Data entries
##########

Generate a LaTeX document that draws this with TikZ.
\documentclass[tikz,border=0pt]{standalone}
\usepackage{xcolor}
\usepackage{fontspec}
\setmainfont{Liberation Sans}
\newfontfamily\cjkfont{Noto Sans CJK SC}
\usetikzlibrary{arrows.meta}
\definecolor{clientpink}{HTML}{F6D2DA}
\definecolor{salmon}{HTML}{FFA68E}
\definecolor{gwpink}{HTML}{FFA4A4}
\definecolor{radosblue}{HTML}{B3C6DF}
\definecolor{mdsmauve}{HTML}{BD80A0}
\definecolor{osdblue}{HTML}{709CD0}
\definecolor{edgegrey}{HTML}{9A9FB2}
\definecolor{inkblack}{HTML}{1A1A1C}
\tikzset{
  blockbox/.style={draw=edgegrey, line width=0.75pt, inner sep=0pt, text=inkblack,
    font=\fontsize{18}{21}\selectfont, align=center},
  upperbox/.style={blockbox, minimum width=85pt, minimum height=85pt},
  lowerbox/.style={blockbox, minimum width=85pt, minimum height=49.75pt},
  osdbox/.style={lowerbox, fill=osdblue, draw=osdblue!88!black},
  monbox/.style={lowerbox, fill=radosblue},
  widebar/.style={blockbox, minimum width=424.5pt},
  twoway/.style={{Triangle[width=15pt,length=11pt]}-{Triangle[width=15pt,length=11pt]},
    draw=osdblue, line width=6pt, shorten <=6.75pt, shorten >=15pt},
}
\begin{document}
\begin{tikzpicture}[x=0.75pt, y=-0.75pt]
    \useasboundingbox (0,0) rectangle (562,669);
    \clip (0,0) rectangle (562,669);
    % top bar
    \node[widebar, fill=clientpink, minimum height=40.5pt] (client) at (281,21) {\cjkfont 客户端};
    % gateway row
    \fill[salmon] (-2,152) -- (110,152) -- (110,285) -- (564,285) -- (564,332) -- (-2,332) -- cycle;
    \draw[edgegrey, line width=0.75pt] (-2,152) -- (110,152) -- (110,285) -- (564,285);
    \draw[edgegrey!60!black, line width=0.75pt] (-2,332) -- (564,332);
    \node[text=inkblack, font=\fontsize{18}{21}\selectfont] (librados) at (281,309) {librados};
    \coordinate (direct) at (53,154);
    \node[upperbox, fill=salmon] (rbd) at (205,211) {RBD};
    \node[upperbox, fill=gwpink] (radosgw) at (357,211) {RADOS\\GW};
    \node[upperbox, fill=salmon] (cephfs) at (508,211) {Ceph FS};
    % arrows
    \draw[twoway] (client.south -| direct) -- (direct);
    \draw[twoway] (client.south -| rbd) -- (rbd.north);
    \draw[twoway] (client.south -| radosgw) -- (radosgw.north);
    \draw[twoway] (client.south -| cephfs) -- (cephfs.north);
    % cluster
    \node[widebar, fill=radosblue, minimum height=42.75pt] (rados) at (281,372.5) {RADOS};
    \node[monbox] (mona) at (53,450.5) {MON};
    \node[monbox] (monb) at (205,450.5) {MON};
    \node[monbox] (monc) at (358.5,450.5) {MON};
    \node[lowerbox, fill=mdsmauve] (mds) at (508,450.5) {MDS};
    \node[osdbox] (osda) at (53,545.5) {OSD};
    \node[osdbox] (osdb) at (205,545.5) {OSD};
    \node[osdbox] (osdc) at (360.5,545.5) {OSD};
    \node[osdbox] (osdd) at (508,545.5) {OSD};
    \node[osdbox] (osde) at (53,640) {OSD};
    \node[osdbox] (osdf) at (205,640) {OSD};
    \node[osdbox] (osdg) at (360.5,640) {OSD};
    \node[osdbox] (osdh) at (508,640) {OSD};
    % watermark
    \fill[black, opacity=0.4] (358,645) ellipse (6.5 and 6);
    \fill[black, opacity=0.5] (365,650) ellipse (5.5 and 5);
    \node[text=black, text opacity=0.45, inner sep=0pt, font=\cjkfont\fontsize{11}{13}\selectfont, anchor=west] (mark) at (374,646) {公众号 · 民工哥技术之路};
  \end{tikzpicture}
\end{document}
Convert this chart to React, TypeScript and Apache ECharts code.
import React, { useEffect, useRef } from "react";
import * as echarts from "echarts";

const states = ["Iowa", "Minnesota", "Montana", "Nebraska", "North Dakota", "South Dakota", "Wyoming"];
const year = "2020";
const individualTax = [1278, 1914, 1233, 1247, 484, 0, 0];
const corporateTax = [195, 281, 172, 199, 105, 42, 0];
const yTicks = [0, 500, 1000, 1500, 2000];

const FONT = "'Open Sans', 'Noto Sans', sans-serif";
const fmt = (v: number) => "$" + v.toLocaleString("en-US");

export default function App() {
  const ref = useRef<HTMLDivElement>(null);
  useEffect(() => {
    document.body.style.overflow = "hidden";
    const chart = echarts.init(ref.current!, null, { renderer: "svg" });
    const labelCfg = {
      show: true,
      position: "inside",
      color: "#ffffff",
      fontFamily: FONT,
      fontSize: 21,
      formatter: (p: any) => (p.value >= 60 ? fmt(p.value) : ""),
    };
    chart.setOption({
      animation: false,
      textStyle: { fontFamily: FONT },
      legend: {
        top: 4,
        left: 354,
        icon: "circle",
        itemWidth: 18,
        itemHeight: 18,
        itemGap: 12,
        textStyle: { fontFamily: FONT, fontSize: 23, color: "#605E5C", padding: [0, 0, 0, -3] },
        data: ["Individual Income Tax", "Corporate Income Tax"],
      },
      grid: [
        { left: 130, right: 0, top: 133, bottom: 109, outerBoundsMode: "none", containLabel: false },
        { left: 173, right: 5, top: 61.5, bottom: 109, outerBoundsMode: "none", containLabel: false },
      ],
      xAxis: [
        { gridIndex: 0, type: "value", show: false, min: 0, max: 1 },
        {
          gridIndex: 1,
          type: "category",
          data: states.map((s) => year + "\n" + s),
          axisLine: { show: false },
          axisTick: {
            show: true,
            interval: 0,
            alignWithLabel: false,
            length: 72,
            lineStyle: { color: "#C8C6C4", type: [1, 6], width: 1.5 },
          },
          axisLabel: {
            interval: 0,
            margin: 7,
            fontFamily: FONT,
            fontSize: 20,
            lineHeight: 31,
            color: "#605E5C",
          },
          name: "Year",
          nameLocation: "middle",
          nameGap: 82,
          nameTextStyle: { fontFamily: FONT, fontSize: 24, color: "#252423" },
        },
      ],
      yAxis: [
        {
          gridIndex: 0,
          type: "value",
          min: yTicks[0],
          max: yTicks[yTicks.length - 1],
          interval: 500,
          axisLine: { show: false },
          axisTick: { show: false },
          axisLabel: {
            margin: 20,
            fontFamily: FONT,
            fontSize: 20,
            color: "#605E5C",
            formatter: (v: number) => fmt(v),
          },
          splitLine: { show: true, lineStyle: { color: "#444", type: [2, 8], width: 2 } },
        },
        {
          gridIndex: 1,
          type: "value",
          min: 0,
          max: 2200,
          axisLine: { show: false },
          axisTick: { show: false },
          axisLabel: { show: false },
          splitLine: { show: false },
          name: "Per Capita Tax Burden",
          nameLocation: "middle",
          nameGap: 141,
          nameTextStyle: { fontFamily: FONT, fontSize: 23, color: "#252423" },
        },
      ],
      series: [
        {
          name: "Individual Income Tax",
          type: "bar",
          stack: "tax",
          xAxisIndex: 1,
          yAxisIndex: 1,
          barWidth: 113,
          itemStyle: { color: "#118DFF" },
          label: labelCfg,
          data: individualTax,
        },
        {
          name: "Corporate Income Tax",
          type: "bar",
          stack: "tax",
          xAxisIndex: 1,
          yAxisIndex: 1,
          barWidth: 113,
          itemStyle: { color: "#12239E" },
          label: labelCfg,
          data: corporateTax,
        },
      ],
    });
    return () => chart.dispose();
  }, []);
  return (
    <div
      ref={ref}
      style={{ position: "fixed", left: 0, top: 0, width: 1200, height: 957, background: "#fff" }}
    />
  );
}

##########

**INSTRUCTIONS FOR THE TASK:** Search the entries for the word "React" and gather every line where it appears.

**FINISHED EXERCISE:**
Convert this chart to React, TypeScript and Apache ECharts code.
import React, { useEffect, useRef } from "react";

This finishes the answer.